Alternatives to Polygraphs

How accurate are lie-detector tests?

There is another technique that appears to be more limited, but much more limited than tradition lie detector called Brain Fingerprinting.
http://en.wikipedia.org/wiki/Brain_fingerprinting

Brain Fingerprinting doesn’t try to distinguish between truthful answers and lies and doesn’t even involve asking questions. Brain Fingerprinting is based on the theory that the brain processes unknown information differently from familiar information and this difference can be detected by an EEG.

The limitation is that the police have to have information that hasn’t been publicly released and would only be familiar to the perpetrator of the crime. For instance; if a suspect claims to have witnessed a crime, there may be no way to distinguish him from the perpetrator. In some cases, the police may not have any information about the crime to use for a brain fingerprinting test.

Within those limits, the advocates of this technique claim accuracy of greater than 99% and the evidence has been admitted in court in some cases.

Back in the 1970s, I knew people who claimedf to have beaten the tests by keeping a nail in their shoe and pressing on it with their toes at critical questions and, oddly, by taping a bar of a certain brand of soap under an armpit. I forget the brand, but the lady who swore by this one said it had to be a certain brand and no other. These were all people taking polygraphs for employment screening and wanting to hide their recreational drug use. Myself, I’ve never taken a polygraph, so I don’t know what to make of these claims, but I’ve always found them dubious.

Well, they would say that, wouldn’t they? Were they using their own “brain fingerprinting” techniques when they said it? I don’t care what success rate they claim to have, I want to see it working.

But not in all; why would that be?

Siam Sam, the technique with the nail is to induce stress on your control questions and then release pressure on the actual questions so that your baseline shows the same level of stress as the “guilty” questions.

I am not familiar with the bar of soap method.

I would expect that an examiner who saw certain patterns in the results might be able to determine if some sort of evasion technique were being used, but not able to conclude lying on the pertinent questions because of it. However, if you received indicators of evasion, that would either be disqualifying right there, or warrant further questioning and more stringency.

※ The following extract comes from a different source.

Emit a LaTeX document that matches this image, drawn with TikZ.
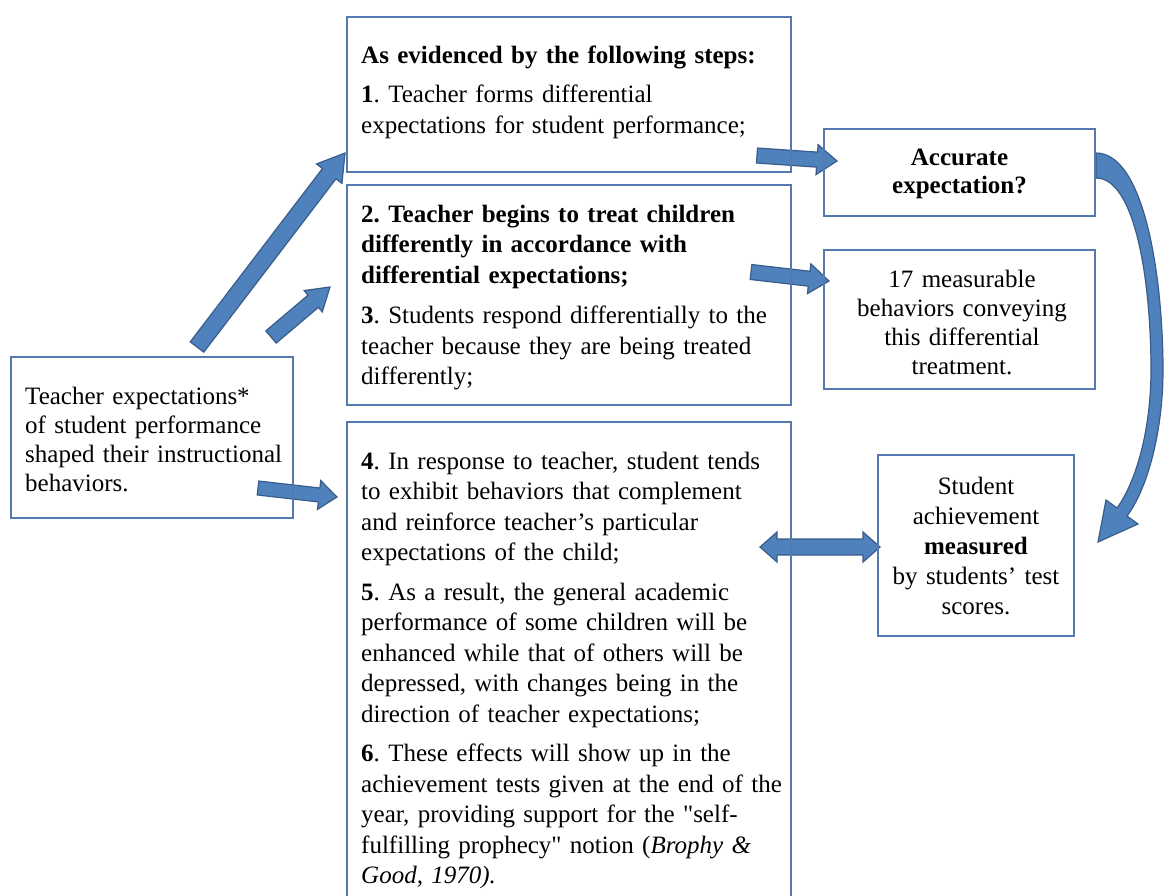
\documentclass[tikz,border=0pt]{standalone}
\usepackage{fontspec}
\setmainfont{Liberation Serif}
\usetikzlibrary{calc}
\frenchspacing

\definecolor{arrowblue}{RGB}{79,129,189}
\definecolor{arrowedge}{RGB}{56,93,138}
\definecolor{boxedge}{RGB}{84,122,176}

\tikzset{
  box/.style={draw=boxedge, line width=1.3pt, rectangle, inner sep=0pt},
  para/.style={inner sep=0pt, anchor=base west, align=left, text width=#1},
  ctext/.style={inner sep=0pt, anchor=base, align=center, text width=#1},
  blockarrow/.style={fill=arrowblue, draw=arrowedge, line width=1.2pt, line join=miter},
}

% straight block arrow: tail, tip, half shaft, half head, head length
\newcommand\blockarrow[5]{%
  \coordinate (bah) at ($(#2)!#5!(#1)$);
  \filldraw[blockarrow]
    ($(#1)!#3!90:(#2)$) -- ($(bah)!#3!90:(#2)$) -- ($(bah)!#4!90:(#2)$) -- (#2)
    -- ($(bah)!#4!-90:(#2)$) -- ($(bah)!#3!-90:(#2)$) -- ($(#1)!#3!-90:(#2)$) -- cycle;
}
% double-headed block arrow: end a, end b, half shaft, half head, head length
\newcommand\dblarrow[5]{%
  \coordinate (dha) at ($(#1)!#5!(#2)$);
  \coordinate (dhb) at ($(#2)!#5!(#1)$);
  \filldraw[blockarrow]
    (#1) -- ($(dha)!#4!90:(#2)$) -- ($(dha)!#3!90:(#2)$) -- ($(dhb)!#3!90:(#2)$)
    -- ($(dhb)!#4!90:(#2)$) -- (#2) -- ($(dhb)!#4!-90:(#2)$) -- ($(dhb)!#3!-90:(#2)$)
    -- ($(dha)!#3!-90:(#2)$) -- ($(dha)!#4!-90:(#2)$) -- cycle;
}

\begin{document}
\begin{tikzpicture}[x=1pt,y=-1pt]
\clip (0,0) rectangle (1165,895);
\fill[white] (0,0) rectangle (1165,895);

% arrow end points
\coordinate (a1t) at (197,347);  \coordinate (a1h) at (345,153);
\coordinate (a2t) at (271,337);  \coordinate (a2h) at (330,287);
\coordinate (a3t) at (757,155.5);\coordinate (a3h) at (837,161);
\coordinate (a4t) at (751,272);  \coordinate (a4h) at (829,281);
\coordinate (a5t) at (258,488);  \coordinate (a5h) at (337,497);
\coordinate (a6l) at (760,547);  \coordinate (a6r) at (880,547);

% arrows
\blockarrow{a1t}{a1h}{8.5pt}{16pt}{26pt}
\blockarrow{a2t}{a2h}{8pt}{14pt}{22pt}
\blockarrow{a3t}{a3h}{7.5pt}{15pt}{20pt}
\blockarrow{a4t}{a4h}{7.5pt}{15pt}{20pt}
\blockarrow{a5t}{a5h}{7pt}{14.5pt}{18pt}
\dblarrow{a6l}{a6r}{8pt}{15pt}{17pt}

% curved arrow from the accuracy question down to achievement
\filldraw[blockarrow]
  (1096,153) .. controls (1145,153) and (1163,280) .. (1163,370)
  .. controls (1163,430) and (1148,488) .. (1127,516)
  -- (1138,524) -- (1098,542) -- (1106,500) -- (1117,508)
  .. controls (1136,482) and (1151,430) .. (1151,370)
  .. controls (1151,280) and (1135,178) .. (1096,178) -- cycle;

% boxes
\node[box, minimum width=444pt, minimum height=155pt] (stepsA) at (569,94.5) {};
\node[box, minimum width=444pt, minimum height=220pt] (stepsB) at (569,295) {};
\node[box, minimum width=444pt, minimum height=488pt] (stepsC) at (569,666) {};
\node[box, minimum width=282pt, minimum height=161pt] (expect) at (152,437.5) {};
\node[box, minimum width=271pt, minimum height=87pt] (accurate) at (959.5,172.5) {};
\node[box, minimum width=271pt, minimum height=139pt] (measurable) at (959.5,319.5) {};
\node[box, minimum width=196pt, minimum height=181pt] (achieve) at (976,545.5) {};

% texts
\node[para=440pt, font=\fontsize{25}{31}\selectfont] (tA) at (361,63)
  {\textbf{As evidenced by the following steps:}\\[8pt]
   \textbf{1}. Teacher forms differential\\
   expectations for student performance;};

\node[para=440pt, font=\fontsize{25}{30.5}\selectfont] (tB) at (361,222)
  {\textbf{2. Teacher begins to treat children}\\
   \textbf{differently in accordance with}\\
   \textbf{differential expectations;}\\[10pt]
   \textbf{3}. Students respond differentially to the\\
   teacher because they are being treated\\
   differently;};

\node[para=440pt, font=\fontsize{25}{30.5}\selectfont] (tC) at (361,469)
  {\textbf{4}. In response to teacher, student tends\\
   to exhibit behaviors that complement\\
   and reinforce teacher’s particular\\
   expectations of the child;\\[9pt]
   \textbf{5}. As a result, the general academic\\
   performance of some children will be\\
   enhanced while that of others will be\\
   depressed, with changes being in the\\
   direction of teacher expectations;\\[9pt]
   \textbf{6}. These effects will show up in the\\
   achievement tests given at the end of the\\
   year, providing support for the \textquotedbl self-\\
   fulfilling prophecy\textquotedbl{} notion (\textit{Brophy \&}\\
   \textit{Good, 1970).}};

\node[para=265pt, font=\fontsize{25}{29}\selectfont] (tExpect) at (25,404)
  {Teacher expectations*\\
   of student performance\\
   shaped their instructional\\
   behaviors.};

\node[ctext=260pt, font=\fontsize{25}{28}\selectfont\bfseries] (tAccurate) at (959.5,165)
  {Accurate\\expectation?};

\node[ctext=260pt, font=\fontsize{25}{29}\selectfont] (tMeasurable) at (962,287)
  {17 measurable\\behaviors conveying\\this differential\\treatment.};

\node[ctext=190pt, font=\fontsize{25}{30}\selectfont] (tAchieve) at (976,494)
  {Student\\achievement\\\textbf{measured}\\by students’ test\\scores.};
\end{tikzpicture}
\end{document}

Good question – have there been cases where “brain fingerprinting” has been available but has not been allowed as evidence?

I found this reference:

http://www.yjolt.org/files/roberts-9-YJOLT-234.pdf

It looks like there were two major cases. In the James Grinder case, he changed his plea to guilty when confronted with the brain fingerprinting evidence, so there was no ruling on the admissibility of Brain Fingerprinting. In the Harrington case, the Judge ruled the Brain Fingerprinting Evidence admissible to indicate that Harrington was innocent, but it wasn’t tested in court, because the court ordered a new trial, and the state decided it didn’t have enough evidence to retry the case.